If you invested more than $100 in a company, would you be happy if your shares were worth only $36? By anyone’s definition that investment would have been a terrible failure.
Yet, that is how the federal government’s investment in General Motors looks. The federal government has put in well over $100 billion into shoring up General Motors, but the entire company, not just what the government owns, was worth only $36 billion on Tuesday.
GM sales have bounced around, rising in March and then falling in April, but investors’ best guesses for what future sales will be are already in GM’s stock price. And surprisingly, a recent Rasmussen poll shows that support for the bailout has been rising and now 44 percent of likely voters say that the bailout was good for America.
The money the government spent adds up quickly: $50 billion in TARP bailout funds, a special exemption waiving payment of $45.4 billion in taxes on future profits, an exemption for all product liability on cars sold before the bailout, and $360 million in stimulus funds. Other money of which it is harder to quantify GM’s share includes the $15.2 billion Cash for Clunkers program and the $7,500 tax credit for those who buy the Chevy Volt. And all those costs don’t even include the billions taken from GM’s bondholders by the Obama administration.
The accounting shows the trouble with claims that much of the TARP money is getting paid back. The Obama administration only compares the $50 billion in direct bailout funds with the price it will eventually be able to get for selling the GM stock it owns. But that assumes exempting GM from paying $45 billion in taxes and other subsidies don’t increase the stock price. By the Obama administration’s logic, if the stimulus simply gave large enough grants to all the TARP recipients, all the TARP money could be paid.
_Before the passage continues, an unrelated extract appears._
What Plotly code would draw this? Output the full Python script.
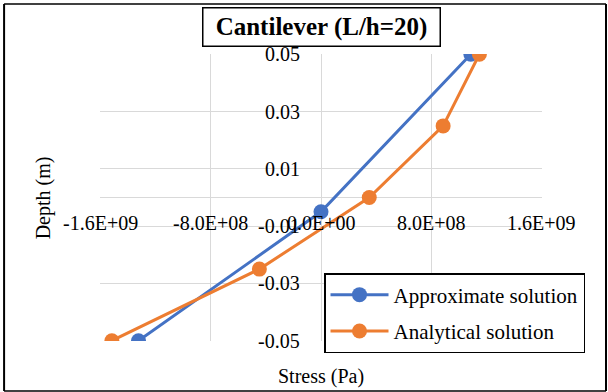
import plotly.graph_objects as go

# Bending stress through the beam depth
approx_stress = [1.087e9, 0.0, -1.324e9]
approx_depth = [0.05, -0.005, -0.05]

analytical_stress = [1.149e9, 8.86e8, 3.5e8, -4.47e8, -1.517e9]
analytical_depth = [0.05, 0.025, 0.0, -0.025, -0.05]

x_ticks = [-1.6e9, -8.0e8, 0.0, 8.0e8, 1.6e9]
x_tick_labels = ["-1.6E+09", "-8.0E+08", "0.0E+00", "8.0E+08", "1.6E+09"]
y_ticks = [-0.05, -0.03, -0.01, 0.01, 0.03, 0.05]
y_tick_labels = ["-0.05", "-0.03", "-0.01", "0.01", "0.03", "0.05"]

FONT = "serif"
BLUE = "#4472C4"
ORANGE = "#ED7D31"
GRID = "#d9d9d9"

fig = go.Figure()
fig.add_trace(go.Scatter(
    x=approx_stress, y=approx_depth, mode="lines+markers",
    name="Approximate solution", legendgroup="a",
    line=dict(color=BLUE, width=3), marker=dict(color=BLUE, size=15),
))
fig.add_trace(go.Scatter(
    x=analytical_stress, y=analytical_depth, mode="lines+markers",
    name="Analytical solution", legendgroup="b",
    line=dict(color=ORANGE, width=3), marker=dict(color=ORANGE, size=15),
))

annotations = []
# tick labels sit along the axes that cross at zero
for v, t in zip(x_ticks, x_tick_labels):
    annotations.append(dict(x=v, y=0, xref="x", yref="y", text=t, showarrow=False,
                            xanchor="center", yanchor="middle", yshift=-25,
                            font=dict(family=FONT, size=20, color="#000000")))
for v, t in zip(y_ticks, y_tick_labels):
    annotations.append(dict(x=0, y=v, xref="x", yref="y", text=t, showarrow=False,
                            xanchor="right", yanchor="middle", xshift=-19,
                            font=dict(family=FONT, size=20, color="#000000")))
# chart title in a framed box
annotations.append(dict(x=0.5, y=1.095, xref="paper", yref="paper",
                        text="<b>Cantilever (L/h=20)</b>", showarrow=False,
                        xanchor="center", yanchor="middle",
                        font=dict(family=FONT, size=25, color="#000000"),
                        bordercolor="black", borderwidth=1.5, borderpad=4,
                        bgcolor="white", width=228, height=29))
# axis titles
annotations.append(dict(x=0.5, y=-0.125, xref="paper", yref="paper",
                        text="Stress (Pa)", showarrow=False,
                        xanchor="center", yanchor="middle",
                        font=dict(family=FONT, size=20, color="#000000")))
annotations.append(dict(x=-0.127, y=0.5, xref="paper", yref="paper",
                        text="Depth (m)", showarrow=False, textangle=-90,
                        xanchor="center", yanchor="middle",
                        font=dict(family=FONT, size=20, color="#000000")))

shapes = [
    # outer frame
    dict(type="line", xref="paper", yref="paper", x0=-0.217, x1=1.1448, y0=1.174, y1=1.174,
         line=dict(color="black", width=1.5)),
    dict(type="line", xref="paper", yref="paper", x0=-0.217, x1=1.1448, y0=-0.174, y1=-0.174,
         line=dict(color="black", width=1.5)),
    dict(type="line", xref="paper", yref="paper", x0=-0.217, x1=-0.217, y0=-0.174, y1=1.174,
         line=dict(color="black", width=2)),
    dict(type="line", xref="paper", yref="paper", x0=1.1448, x1=1.1448, y0=-0.174, y1=1.174,
         line=dict(color="black", width=2)),
]

fig.update_layout(
    template="none",
    width=608, height=392,
    margin=dict(l=100, r=66, t=54, b=51),
    paper_bgcolor="white", plot_bgcolor="white",
    font=dict(family=FONT, size=20, color="#000000"),
    showlegend=True,
    legend=dict(x=0.5068, y=0.2369, xanchor="left", yanchor="top",
                bordercolor="black", borderwidth=1.5, bgcolor="white",
                font=dict(family=FONT, size=21, color="#000000"),
                itemwidth=58, tracegroupgap=6),
    annotations=annotations,
    shapes=shapes,
)
pad_x = 3.2e9 * 0.001
pad_y = 0.1 * 0.001
fig.update_xaxes(range=[-1.6e9 - pad_x, 1.6e9 + pad_x], tickvals=x_ticks, showticklabels=False,
                 showgrid=True, gridcolor=GRID, gridwidth=1,
                 zeroline=True, zerolinecolor=GRID, zerolinewidth=1,
                 showline=False, ticks="")
fig.update_yaxes(range=[-0.05 - pad_y, 0.05 + pad_y], tickvals=y_ticks, showticklabels=False,
                 showgrid=True, gridcolor=GRID, gridwidth=1,
                 zeroline=True, zerolinecolor=GRID, zerolinewidth=1,
                 showline=False, ticks="")

fig.write_html("out.html")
But the Obama administration keeps saying what a great success the auto bailout was. President Obama just bragged at the end of April in a White House speech that the bailout “saved probably a million jobs” and that “GM is now the number-one automaker again in the world.”
The “million jobs” claim is quite a stretch. Before filing for Chapter 11 bankruptcy in July 2009, GM had 91,000 employees in the United States. You can reach a 400,000 total assuming that all of GM’s jobs, as well as all the jobs of their parts suppliers and car dealers, would have been lost.
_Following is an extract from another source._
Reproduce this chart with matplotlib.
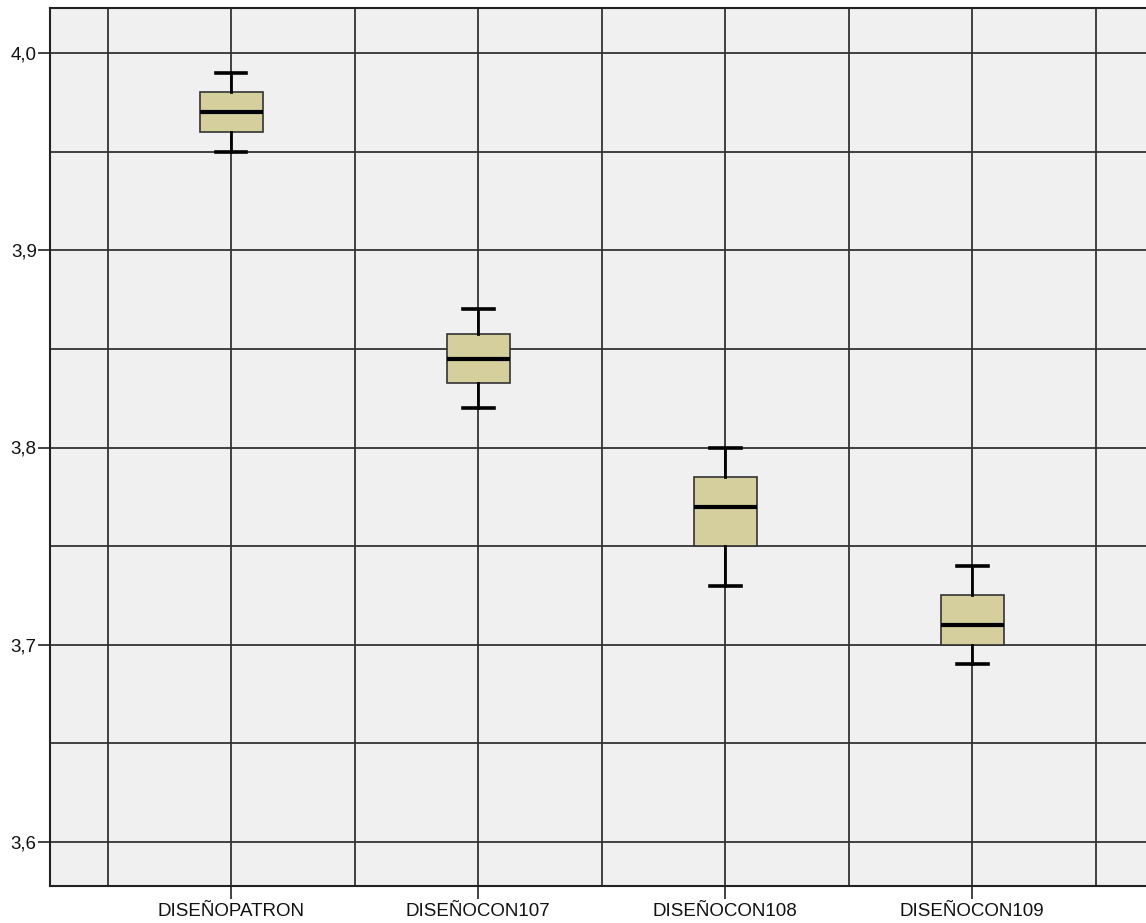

Obama’s economic advisers told him during an April 2009 meeting that auto-industry job losses would only be a fraction (10 to 20 percent) of these claims, even for the much weaker Chrysler. The advisers reported the obvious: Bankruptcy would not cause all General Motors’ jobs to be lost and, even with cutbacks, suppliers would pick up other work. But these private warnings were never admitted to the public.
Even saving 20 percent of 400,000 comes at quite a cost, implying at least $780,000 per job. How many workers would have been willing to quit working for GM for a $400,000 severance payment?
The “number-one automaker” claim is no more accurate. Obama’s sales totals includes 1.2 million mostly cheap commercial vehicles built by China’s Wuling, a company in which GM owns a very small stake, and it excludes sales by vehicle makers in which Volkswagen owns a majority share. Fortune magazine lists GM as smaller than Volkswagen, Daimler, Ford, and Toyota.
The only real winners from the GM bailout were unions, who were protected from pay cuts, from losing their right to overtime pay after less than 40 hours per week, and from cuts in their extremely generous benefits. They only faced minor tweaks in their inefficient union work rules.
Having just $36 billion to show after a $100 billion-plus investment would get a chief executive of any private company fired. Unfortunately, Obama does not seem to understand how this money has been wasted.